На протяжении столетий греческие трагедии считались пессимистическим самовыражением фаталистического общества, описывающими бесполезность попыток бороться с судьбой. Но для самих греков эффект всех этих истории мог быть совершенно иным. Показывая людям, насколько мала и мимолётна их способность определить собственную судьбу, трагедии отвергали апатию. Подчёркивая, насколько убийственным может быть самообман, они поощряли знание. Дав язык для описания трудного жизненного опыта, они повышали агентность.
Считается, что премьера «Царя Эдипа» состоялась весной 429 года до нашей эры, то есть в период между первой и второй волнами чумы, убившей почти треть населения Афин. В обществе, которое осмысливало общую травму и пыталось понять, насколько неизбежными были понесённые потери, история о надменных лидерах и упрямой слепоте, вероятно, задевала струну.
Однако не только древние афиняне вдохновлялись греческим трагедиями. На протяжении последнего десятилетия я организовал более 1000 представлений пьес Софокла и его современников в самых невероятных местах – приюты для бездомных, больницы, тюрьмы, военные базы, реабилитационные центры, дома престарелых и общественные парки по всему миру.
В дискуссиях после спектакля зрители обретали новую способность рассказать о трудностях, которые они пережили, и о жертвах, которые им пришлось принести. Например, после представления перед 400 американскими морпехами сцен из «Аякса» и «Филоктета» Софокла (две древние трагедии, действие которых происходит во время Троянской войны) современные воины, обычно такие стоические, смогли открыться, поделившись своими моральными, эмоциональными и духовными трудностями после возвращения с войны.

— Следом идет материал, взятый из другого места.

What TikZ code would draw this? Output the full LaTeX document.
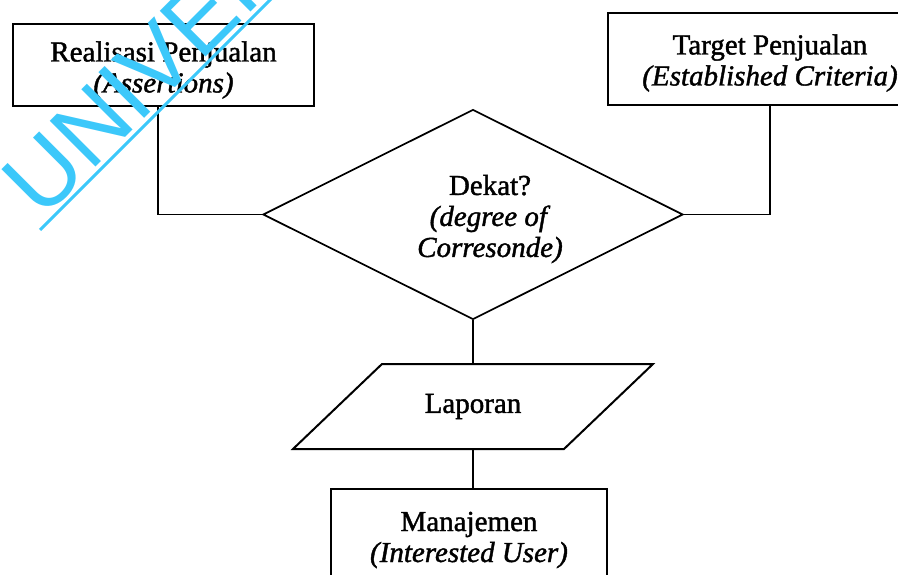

Уже сама по себе возможность высказать вслух то, что когда-то было невыразимо, помогает облегчить бремя. Но помимо этого, назвать проблему значит сделать первый шаг к её решению. Позднее многие зрители сообщали мне, что решили проявить агентность в своей жизни, например, вступили в программу реабилитации для наркоманов.
Язык трагедии способен помочь изменениям в личной жизни, и точно также он способен подстегнуть системные изменения. «Люди страдают, – голосом, полным эмоций, заявилаГрета Тунберг мировым лидерам на Климатическом саммите ООН в 2019 году. – Люди умирают. Целые экосистемы разрушаются. Мы на пороге массового вымирания, а всё, о чём вы можете говорить, это деньги и сказки о вечном экономическом росте. Как вы смеете!»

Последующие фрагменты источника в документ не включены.